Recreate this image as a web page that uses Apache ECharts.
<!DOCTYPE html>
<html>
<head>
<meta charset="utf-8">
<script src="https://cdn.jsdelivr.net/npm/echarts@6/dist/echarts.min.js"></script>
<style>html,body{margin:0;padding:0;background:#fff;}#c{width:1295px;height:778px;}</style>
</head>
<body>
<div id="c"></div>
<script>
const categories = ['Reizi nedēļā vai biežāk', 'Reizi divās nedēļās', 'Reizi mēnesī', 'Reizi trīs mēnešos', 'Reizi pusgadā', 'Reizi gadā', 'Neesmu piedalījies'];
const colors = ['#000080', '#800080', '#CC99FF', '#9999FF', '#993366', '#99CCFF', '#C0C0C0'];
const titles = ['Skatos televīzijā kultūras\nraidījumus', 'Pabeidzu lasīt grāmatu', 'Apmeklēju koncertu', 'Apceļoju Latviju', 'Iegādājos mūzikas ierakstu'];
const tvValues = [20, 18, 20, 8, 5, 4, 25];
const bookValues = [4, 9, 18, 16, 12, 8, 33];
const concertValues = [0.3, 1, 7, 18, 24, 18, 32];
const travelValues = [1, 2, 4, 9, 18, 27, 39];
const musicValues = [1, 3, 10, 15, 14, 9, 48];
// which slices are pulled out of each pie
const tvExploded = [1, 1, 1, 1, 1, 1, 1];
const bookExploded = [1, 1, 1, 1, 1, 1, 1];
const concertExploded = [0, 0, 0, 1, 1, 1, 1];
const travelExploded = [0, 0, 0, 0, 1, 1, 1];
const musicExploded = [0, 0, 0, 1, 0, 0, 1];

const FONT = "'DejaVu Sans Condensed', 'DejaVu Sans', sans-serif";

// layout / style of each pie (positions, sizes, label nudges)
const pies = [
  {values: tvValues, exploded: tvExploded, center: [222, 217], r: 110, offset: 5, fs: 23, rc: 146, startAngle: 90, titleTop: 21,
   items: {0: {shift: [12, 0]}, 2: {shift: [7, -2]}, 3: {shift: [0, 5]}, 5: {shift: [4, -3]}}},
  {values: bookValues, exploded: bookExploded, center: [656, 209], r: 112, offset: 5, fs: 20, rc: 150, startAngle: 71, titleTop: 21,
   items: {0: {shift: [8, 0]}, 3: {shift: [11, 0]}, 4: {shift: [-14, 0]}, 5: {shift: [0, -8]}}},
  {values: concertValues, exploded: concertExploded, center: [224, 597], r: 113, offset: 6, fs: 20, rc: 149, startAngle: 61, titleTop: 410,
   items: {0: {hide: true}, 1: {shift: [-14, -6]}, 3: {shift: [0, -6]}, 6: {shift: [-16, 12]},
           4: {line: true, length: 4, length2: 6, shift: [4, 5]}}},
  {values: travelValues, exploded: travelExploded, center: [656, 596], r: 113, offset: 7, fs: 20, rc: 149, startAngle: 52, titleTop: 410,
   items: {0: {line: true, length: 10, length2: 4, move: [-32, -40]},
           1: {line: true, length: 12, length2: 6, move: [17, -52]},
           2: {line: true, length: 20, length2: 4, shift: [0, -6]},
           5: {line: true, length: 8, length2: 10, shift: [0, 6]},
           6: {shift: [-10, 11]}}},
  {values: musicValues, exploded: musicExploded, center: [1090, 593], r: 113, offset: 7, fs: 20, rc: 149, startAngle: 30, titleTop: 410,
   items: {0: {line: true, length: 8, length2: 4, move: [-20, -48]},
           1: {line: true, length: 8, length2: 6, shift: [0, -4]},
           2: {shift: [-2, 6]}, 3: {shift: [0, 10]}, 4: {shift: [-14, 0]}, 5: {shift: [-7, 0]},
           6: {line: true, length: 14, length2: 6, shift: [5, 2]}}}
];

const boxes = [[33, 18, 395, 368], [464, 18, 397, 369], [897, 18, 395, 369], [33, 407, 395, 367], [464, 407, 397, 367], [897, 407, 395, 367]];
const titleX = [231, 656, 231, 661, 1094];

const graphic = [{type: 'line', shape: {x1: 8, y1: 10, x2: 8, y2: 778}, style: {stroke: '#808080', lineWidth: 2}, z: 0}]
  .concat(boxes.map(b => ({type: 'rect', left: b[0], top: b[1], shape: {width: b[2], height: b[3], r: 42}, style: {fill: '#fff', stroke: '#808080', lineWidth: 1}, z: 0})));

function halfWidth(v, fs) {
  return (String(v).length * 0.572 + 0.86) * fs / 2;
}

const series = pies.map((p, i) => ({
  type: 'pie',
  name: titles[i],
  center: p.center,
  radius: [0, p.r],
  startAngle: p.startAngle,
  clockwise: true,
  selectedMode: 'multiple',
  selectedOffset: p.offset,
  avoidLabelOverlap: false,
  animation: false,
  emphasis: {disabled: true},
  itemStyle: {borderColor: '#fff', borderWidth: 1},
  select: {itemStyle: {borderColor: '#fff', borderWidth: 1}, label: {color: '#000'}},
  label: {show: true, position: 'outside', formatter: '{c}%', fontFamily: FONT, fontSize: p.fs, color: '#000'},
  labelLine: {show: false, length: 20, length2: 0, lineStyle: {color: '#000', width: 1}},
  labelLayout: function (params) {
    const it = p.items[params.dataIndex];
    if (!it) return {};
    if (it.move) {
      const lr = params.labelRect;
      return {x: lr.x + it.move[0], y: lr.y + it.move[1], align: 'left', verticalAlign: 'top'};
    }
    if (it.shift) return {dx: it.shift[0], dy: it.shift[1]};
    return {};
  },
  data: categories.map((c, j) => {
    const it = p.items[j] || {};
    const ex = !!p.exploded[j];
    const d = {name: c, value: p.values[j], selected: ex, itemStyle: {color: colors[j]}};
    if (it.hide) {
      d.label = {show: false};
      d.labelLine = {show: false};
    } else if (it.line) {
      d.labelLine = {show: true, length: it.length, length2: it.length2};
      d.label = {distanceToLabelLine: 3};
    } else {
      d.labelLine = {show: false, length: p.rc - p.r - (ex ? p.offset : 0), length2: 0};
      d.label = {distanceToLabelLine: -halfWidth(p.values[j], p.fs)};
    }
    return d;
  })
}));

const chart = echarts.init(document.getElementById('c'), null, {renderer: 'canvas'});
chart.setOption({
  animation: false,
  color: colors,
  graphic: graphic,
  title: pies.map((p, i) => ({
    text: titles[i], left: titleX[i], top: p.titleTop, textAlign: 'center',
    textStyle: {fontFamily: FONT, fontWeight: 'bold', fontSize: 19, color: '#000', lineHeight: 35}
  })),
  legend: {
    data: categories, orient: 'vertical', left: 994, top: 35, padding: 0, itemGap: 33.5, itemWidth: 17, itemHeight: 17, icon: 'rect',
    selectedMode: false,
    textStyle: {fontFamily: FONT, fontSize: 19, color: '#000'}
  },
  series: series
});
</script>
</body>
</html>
****************************************
§ PROBLEM STATEMENT
Quote the entire listing above exactly.

§ TASK RESULT
Recreate this image as a web page that uses Apache ECharts.
<!DOCTYPE html>
<html>
<head>
<meta charset="utf-8">
<script src="https://cdn.jsdelivr.net/npm/echarts@6/dist/echarts.min.js"></script>
<style>html,body{margin:0;padding:0;background:#fff;}#c{width:1295px;height:778px;}</style>
</head>
<body>
<div id="c"></div>
<script>
const categories = ['Reizi nedēļā vai biežāk', 'Reizi divās nedēļās', 'Reizi mēnesī', 'Reizi trīs mēnešos', 'Reizi pusgadā', 'Reizi gadā', 'Neesmu piedalījies'];
const colors = ['#000080', '#800080', '#CC99FF', '#9999FF', '#993366', '#99CCFF', '#C0C0C0'];
const titles = ['Skatos televīzijā kultūras\nraidījumus', 'Pabeidzu lasīt grāmatu', 'Apmeklēju koncertu', 'Apceļoju Latviju', 'Iegādājos mūzikas ierakstu'];
const tvValues = [20, 18, 20, 8, 5, 4, 25];
const bookValues = [4, 9, 18, 16, 12, 8, 33];
const concertValues = [0.3, 1, 7, 18, 24, 18, 32];
const travelValues = [1, 2, 4, 9, 18, 27, 39];
const musicValues = [1, 3, 10, 15, 14, 9, 48];
// which slices are pulled out of each pie
const tvExploded = [1, 1, 1, 1, 1, 1, 1];
const bookExploded = [1, 1, 1, 1, 1, 1, 1];
const concertExploded = [0, 0, 0, 1, 1, 1, 1];
const travelExploded = [0, 0, 0, 0, 1, 1, 1];
const musicExploded = [0, 0, 0, 1, 0, 0, 1];

const FONT = "'DejaVu Sans Condensed', 'DejaVu Sans', sans-serif";

// layout / style of each pie (positions, sizes, label nudges)
const pies = [
  {values: tvValues, exploded: tvExploded, center: [222, 217], r: 110, offset: 5, fs: 23, rc: 146, startAngle: 90, titleTop: 21,
   items: {0: {shift: [12, 0]}, 2: {shift: [7, -2]}, 3: {shift: [0, 5]}, 5: {shift: [4, -3]}}},
  {values: bookValues, exploded: bookExploded, center: [656, 209], r: 112, offset: 5, fs: 20, rc: 150, startAngle: 71, titleTop: 21,
   items: {0: {shift: [8, 0]}, 3: {shift: [11, 0]}, 4: {shift: [-14, 0]}, 5: {shift: [0, -8]}}},
  {values: concertValues, exploded: concertExploded, center: [224, 597], r: 113, offset: 6, fs: 20, rc: 149, startAngle: 61, titleTop: 410,
   items: {0: {hide: true}, 1: {shift: [-14, -6]}, 3: {shift: [0, -6]}, 6: {shift: [-16, 12]},
           4: {line: true, length: 4, length2: 6, shift: [4, 5]}}},
  {values: travelValues, exploded: travelExploded, center: [656, 596], r: 113, offset: 7, fs: 20, rc: 149, startAngle: 52, titleTop: 410,
   items: {0: {line: true, length: 10, length2: 4, move: [-32, -40]},
           1: {line: true, length: 12, length2: 6, move: [17, -52]},
           2: {line: true, length: 20, length2: 4, shift: [0, -6]},
           5: {line: true, length: 8, length2: 10, shift: [0, 6]},
           6: {shift: [-10, 11]}}},
  {values: musicValues, exploded: musicExploded, center: [1090, 593], r: 113, offset: 7, fs: 20, rc: 149, startAngle: 30, titleTop: 410,
   items: {0: {line: true, length: 8, length2: 4, move: [-20, -48]},
           1: {line: true, length: 8, length2: 6, shift: [0, -4]},
           2: {shift: [-2, 6]}, 3: {shift: [0, 10]}, 4: {shift: [-14, 0]}, 5: {shift: [-7, 0]},
           6: {line: true, length: 14, length2: 6, shift: [5, 2]}}}
];

const boxes = [[33, 18, 395, 368], [464, 18, 397, 369], [897, 18, 395, 369], [33, 407, 395, 367], [464, 407, 397, 367], [897, 407, 395, 367]];
const titleX = [231, 656, 231, 661, 1094];

const graphic = [{type: 'line', shape: {x1: 8, y1: 10, x2: 8, y2: 778}, style: {stroke: '#808080', lineWidth: 2}, z: 0}]
  .concat(boxes.map(b => ({type: 'rect', left: b[0], top: b[1], shape: {width: b[2], height: b[3], r: 42}, style: {fill: '#fff', stroke: '#808080', lineWidth: 1}, z: 0})));

function halfWidth(v, fs) {
  return (String(v).length * 0.572 + 0.86) * fs / 2;
}

const series = pies.map((p, i) => ({
  type: 'pie',
  name: titles[i],
  center: p.center,
  radius: [0, p.r],
  startAngle: p.startAngle,
  clockwise: true,
  selectedMode: 'multiple',
  selectedOffset: p.offset,
  avoidLabelOverlap: false,
  animation: false,
  emphasis: {disabled: true},
  itemStyle: {borderColor: '#fff', borderWidth: 1},
  select: {itemStyle: {borderColor: '#fff', borderWidth: 1}, label: {color: '#000'}},
  label: {show: true, position: 'outside', formatter: '{c}%', fontFamily: FONT, fontSize: p.fs, color: '#000'},
  labelLine: {show: false, length: 20, length2: 0, lineStyle: {color: '#000', width: 1}},
  labelLayout: function (params) {
    const it = p.items[params.dataIndex];
    if (!it) return {};
    if (it.move) {
      const lr = params.labelRect;
      return {x: lr.x + it.move[0], y: lr.y + it.move[1], align: 'left', verticalAlign: 'top'};
    }
    if (it.shift) return {dx: it.shift[0], dy: it.shift[1]};
    return {};
  },
  data: categories.map((c, j) => {
    const it = p.items[j] || {};
    const ex = !!p.exploded[j];
    const d = {name: c, value: p.values[j], selected: ex, itemStyle: {color: colors[j]}};
    if (it.hide) {
      d.label = {show: false};
      d.labelLine = {show: false};
    } else if (it.line) {
      d.labelLine = {show: true, length: it.length, length2: it.length2};
      d.label = {distanceToLabelLine: 3};
    } else {
      d.labelLine = {show: false, length: p.rc - p.r - (ex ? p.offset : 0), length2: 0};
      d.label = {distanceToLabelLine: -halfWidth(p.values[j], p.fs)};
    }
    return d;
  })
}));

const chart = echarts.init(document.getElementById('c'), null, {renderer: 'canvas'});
chart.setOption({
  animation: false,
  color: colors,
  graphic: graphic,
  title: pies.map((p, i) => ({
    text: titles[i], left: titleX[i], top: p.titleTop, textAlign: 'center',
    textStyle: {fontFamily: FONT, fontWeight: 'bold', fontSize: 19, color: '#000', lineHeight: 35}
  })),
  legend: {
    data: categories, orient: 'vertical', left: 994, top: 35, padding: 0, itemGap: 33.5, itemWidth: 17, itemHeight: 17, icon: 'rect',
    selectedMode: false,
    textStyle: {fontFamily: FONT, fontSize: 19, color: '#000'}
  },
  series: series
});
</script>
</body>
</html>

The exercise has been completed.